Relationship between antibiotic consumption pattern and antibiotic resistance in neonatal sepsis
Background and aim. Inappropriate use of antibiotics may increase antimicrobial resistance (AMR) among different microorganisms and may lead to treatment failure in neonatal septicemia. The aim of this study was to recognize the most common microorganisms responsible for neonatal sepsis and to evaluate the trend of change of resistance pattern among microorganisms.

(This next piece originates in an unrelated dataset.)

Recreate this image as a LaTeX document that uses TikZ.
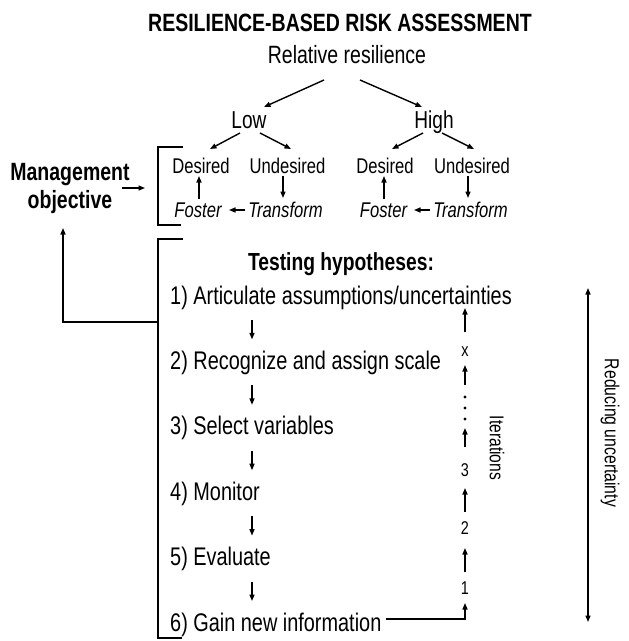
\documentclass[tikz,border=0pt]{standalone}
\usepackage{fontspec}
\setmainfont{Liberation Sans}[FakeStretch=0.78]
\usetikzlibrary{arrows.meta}
\tikzset{
 lab/.style={inner sep=0pt, text depth=0pt, font=\fontsize{#1}{#1}\selectfont, text height={0.716*#1pt}},
 labb/.style={lab=#1, font=\fontsize{#1}{#1}\selectfont\bfseries},
 labi/.style={lab=#1, font=\fontsize{#1}{#1}\selectfont\itshape},
 arr/.style={-{Triangle[length=6.5pt,width=5pt]}, line width=1.4pt},
 darr/.style={{Triangle[length=6.5pt,width=5pt]}-{Triangle[length=6.5pt,width=5pt]}, line width=1.4pt},
 brk/.style={line width=1.6pt},
}
\begin{document}
\begin{tikzpicture}[x=1pt,y=-1pt]
\useasboundingbox (0,0) rectangle (629,641);
% top part
\node[labb=25] (title) at (340,23) {RESILIENCE-BASED RISK ASSESSMENT};
\node[lab=25] (relres) at (347,55) {Relative resilience};
\node[lab=24.5] (low) at (249,120) {Low};
\node[lab=24.5] (high) at (434,120) {High};
\node[lab=21.3] (d1) at (201,166) {Desired};
\node[lab=21.3] (u1) at (287.5,166) {Undesired};
\node[lab=21.3] (d2) at (385,166) {Desired};
\node[lab=21.3] (u2) at (472,166) {Undesired};
\node[labi=21.3] (f1) at (198,210) {Foster};
\node[labi=21.3] (t1) at (285.5,210) {Transform};
\node[labi=21.3] (f2) at (383.5,210) {Foster};
\node[labi=21.3] (t2) at (470.5,210) {Transform};
\node[labb=25] (mgmt) at (70,172) {Management};
\node[labb=25] (mgmtb) at (70,200) {objective};
\coordinate (b1) at (158,186);
\coordinate (b2) at (158,322);
% lower part
\node[labb=24.7] (test) at (341,262) {Testing hypotheses:};
\node[lab=25.5, anchor=west] (i1) at (170,295) {1) Articulate assumptions/uncertainties};
\node[lab=25.5, anchor=west] (i2) at (170,360.4) {2) Recognize and assign scale};
\node[lab=25.5, anchor=west] (i3) at (170,425.8) {3) Select variables};
\node[lab=25.5, anchor=west] (i4) at (170,491.2) {4) Monitor};
\node[lab=25.5, anchor=west] (i5) at (170,556.6) {5) Evaluate};
\node[lab=25.5, anchor=west] (i6) at (170,622) {6) Gain new information};
\node[lab=18.5] (nx) at (465,350) {x};
\coordinate (dots) at (465,408);
\node[lab=18.5] (n3) at (465,470) {3};
\node[lab=18.5] (n2) at (465,528) {2};
\node[lab=18.5] (n1) at (465,588) {1};
\node[lab=20, rotate=-90] (iter) at (497,448) {Iterations};
\coordinate (rtop) at (588,288);
\coordinate (rbot) at (588,622);
\node[lab=20.2, rotate=-90] (red) at (612,433) {Reducing uncertainty};
% brackets
\draw[brk] ([shift={(25,-39)}]b1) -- ([shift={(0,-39)}]b1) -- ([shift={(0,39)}]b1) -- ([shift={(23,39)}]b1);
\draw[brk] ([shift={(25,-83)}]b2) -- ([shift={(0,-83)}]b2) -- ([shift={(0,316)}]b2) -- ([shift={(24,316)}]b2);
% tree arrows
\draw[arr] ([shift={(-23,25)}]relres.center) -- ([shift={(15,-13)}]low.center);
\draw[arr] ([shift={(13,25)}]relres.center) -- ([shift={(-12,-13)}]high.center);
\draw[arr] ([shift={(-9,13)}]low.center) -- ([shift={(9,-17)}]d1.center);
\draw[arr] ([shift={(11,13)}]low.center) -- ([shift={(3.5,-17)}]u1.center);
\draw[arr] ([shift={(-11,13)}]high.center) -- ([shift={(7,-17)}]d2.center);
\draw[arr] ([shift={(8,13)}]high.center) -- ([shift={(2,-17)}]u2.center);
\draw[arr] ([shift={(1,-11)}]f1.center) -- ([shift={(-2,10)}]d1.center);
\draw[arr] ([shift={(-4.5,10)}]u1.center) -- ([shift={(-2.5,-12)}]t1.center);
\draw[arr] ([shift={(-40.5,0)}]t1.center) -- ([shift={(31,0)}]f1.center);
\draw[arr] ([shift={(0.5,-11)}]f2.center) -- ([shift={(-1,10)}]d2.center);
\draw[arr] ([shift={(-4,10)}]u2.center) -- ([shift={(-2.5,-12)}]t2.center);
\draw[arr] ([shift={(-40.5,0)}]t2.center) -- ([shift={(30.5,0)}]f2.center);
% management
\draw[arr] ([shift={(52,16)}]mgmt.center) -- ([shift={(-13,2)}]b1);
\draw[arr] (b2) -| ([shift={(-7,28)}]mgmtb.center);
% steps
\foreach \a/\b in {i1/i2,i2/i3,i3/i4,i4/i5,i5/i6}
  \draw[arr] ([shift={(82,25)}]\a.west) -- ([shift={(82,-21)}]\b.west);
% iterations
\draw[arr] ([shift={(4,-3)}]i6.east) -| ([shift={(0,15)}]n1.center);
\draw[arr] ([shift={(0,-16)}]n1.center) -- ([shift={(0,20)}]n2.center);
\draw[arr] ([shift={(0,-16)}]n2.center) -- ([shift={(0,18)}]n3.center);
\draw[arr] ([shift={(0,-23)}]n3.center) -- ([shift={(0,20)}]dots);
\draw[arr] ([shift={(0,-23)}]dots) -- ([shift={(0,15)}]nx.center);
\draw[arr] ([shift={(0,-18)}]nx.center) -- ([shift={(295,13)}]i1.west);
\foreach \d in {-11,0,11}
  \fill ([shift={(0,\d)}]dots) circle[radius=1.7pt];
\draw[darr] (rtop) -- (rbot);
\end{tikzpicture}
\end{document}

Methods. This study was done retrospectively on 344 cases diagnosed with neonatal sepsis, including both early and late onset cases, admitted to the tertiary care teaching hospital of southern India from January 2012 to July 2017. Accordingly, 231 culture positive neonatal sepsis cases were collected from hospital data base and analyzed. Culture positive cases within 72 hours of life were termed as early onset while after 72 hours were late onset. Antibiotics utilization during the period was calculated using WHO AMC tool and reported as (DDD)/100 bed days.
Results. Klebsiella pneumoniae with 56 (21.8%) and Coagulase negative Staphylococcus with 52 (20.2%) cases were the most frequent isolated organisms which were responsible for 55.8% and 14.6% of deaths among the study subjects respectively. Amikacin (86.7%), vancomycin (52.3%) and ampicillin (40.6%) were the most used antibiotics in terms of DDD/100 bed days.
Conclusion. The results obtained from our study have brought substantial information on the antibiotic resistance pattern among microorganisms causing neonatal sepsis. Moreover, results obtained from this study can be used for designing antibiotic stewardship policies to prevent the emergence of resistance and to improve the treatment outcome.